After considerable study, probing, checking capacitors, including desoldering some – no success. Some more checks, solder joints fixed, finally, so occasional improvement. Touching the assemblies A19, A20, some response.
From that, suspected a contact issue with the board edge connectors, and indeed, these were not very clean. So I gave them a thorough treatment with polishing cloth, rubber erasor, alcohol. Reseated the boards, A19 and A20.

Finally, the sweep is very stable. Seems a lot of unnecessary concerns about capacitors and such, but well, finally, fixed. Screen shows a reference (stored) trace with slightly below 5 MHz, and a longer time max-hold display, slighly above 5 MHz span. Clearly, not much noise and instability. All looking good.

HP 8566B Spectrum Analyzer: Defective and fake transistors, and finally, a HP 4-404 equivalent

Recently, I got a HP 8566B at very low cost, unknown working condition of course. First, it would not power on, at least not fully. Some activity on the 8566B, but no display at the 85662A display unit.
Clearly, next step, to open it all up and do a good survey. Quickly found the issue in the 85662A power supply board. While all the other boards where good and clean, the power supply boards are directly in the airstream and showed some leg corrosion of transistors.

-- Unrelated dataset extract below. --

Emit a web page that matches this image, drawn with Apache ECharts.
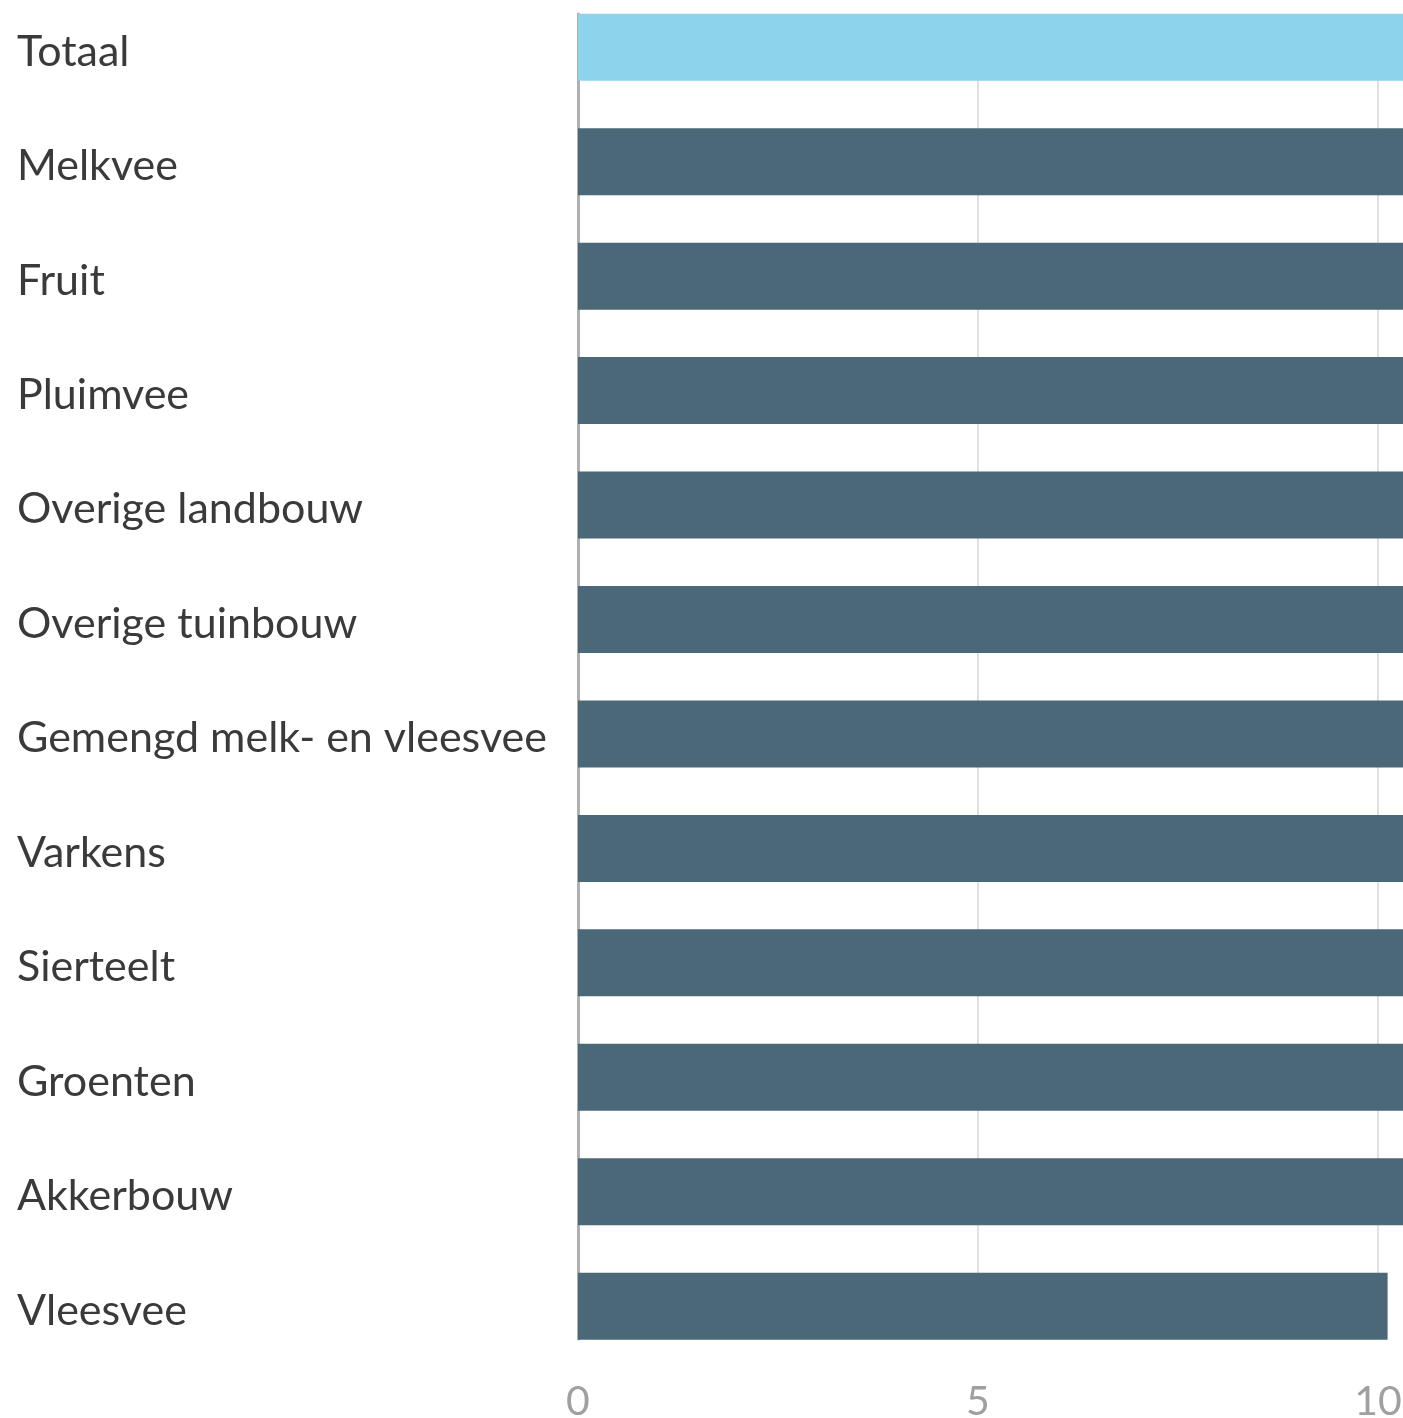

Especially, 2n2369A transistors, and the famous 4-404 HP transistors (not that the 4-404 is anything special, but there are no replacements mentioned by HP.

Recently I found in some late 8662A boards that HP subsitute the then obsolete 4-404 with a MPS6521, a high gain NPN transistor. So I did the same and put in BC337-25 (-40 may be a closer match but not at hand here).

With these fixes, the 8566V turns on just fine, but it doesn’t turn off well. The 5.2 V rail goes high a little, and then nothing happens, no power down, when you switch the analyzer off. So measures all currents and voltages in the 5.2 V supply, and finally traced it to a defect of the main power transistor, a 2n5886 equivalent power NPN transistor in TO-3 case.

Checked it out internally, the defect is actually within the area of the bonding wire connection. So the transistor became better, non conducting, once I pulled of the bonding wires and measured directly on the die.

Quickly ordered some 2n5886 from China, a bag of 5 for less than a dollar a piece including shipping. Well, you get what you pay for. Look at the small die, the missing plate (die is directly bonded to the steel case, the bonding wires much thinner).

Doesn’t look like a genuine ON brand device, even the marking is not in accordance to the datasheet.

For comparison, the HP-Motorola part:

Tried to fix it with a 2n3055 temporarily, but it turns out there is not enough gain with that transistor. So the rail would only go up to 4 Volts.

The 2n5886 is a quite remarkable device, high current and substantial gain.

Finally, I got hold of this “Motorola” device, it may be genuine, at least it looks like solid quality. So I unstalled it for a test.

You can see it installed, a new and shiny transistor. Soldered it in generously applying solder.

Voltage is spot on without any adjustments.

Now all seems to work, except the various IF filters need a bit of alignment.

Although they are brittle, for these adjustments ceramic screwdrivers are definitely handy. Make sure to isolate other screwdrivers, easily there can be shorts when adjusting, resulting in complicated repairs of the IF signal chain.

Finally all adjusted within the toleraces, there are all too many adjustable capacitors inside this unit!!

At least, a well worthwhile repair, because the CRT is like brand new. It seems that someone had replaced it, but then put very little further use on the unit. I plan to use it together with my microwave phase noise measurement installation, for rough characterization of microwave sources prior to engaging the complicated phase noise test gear.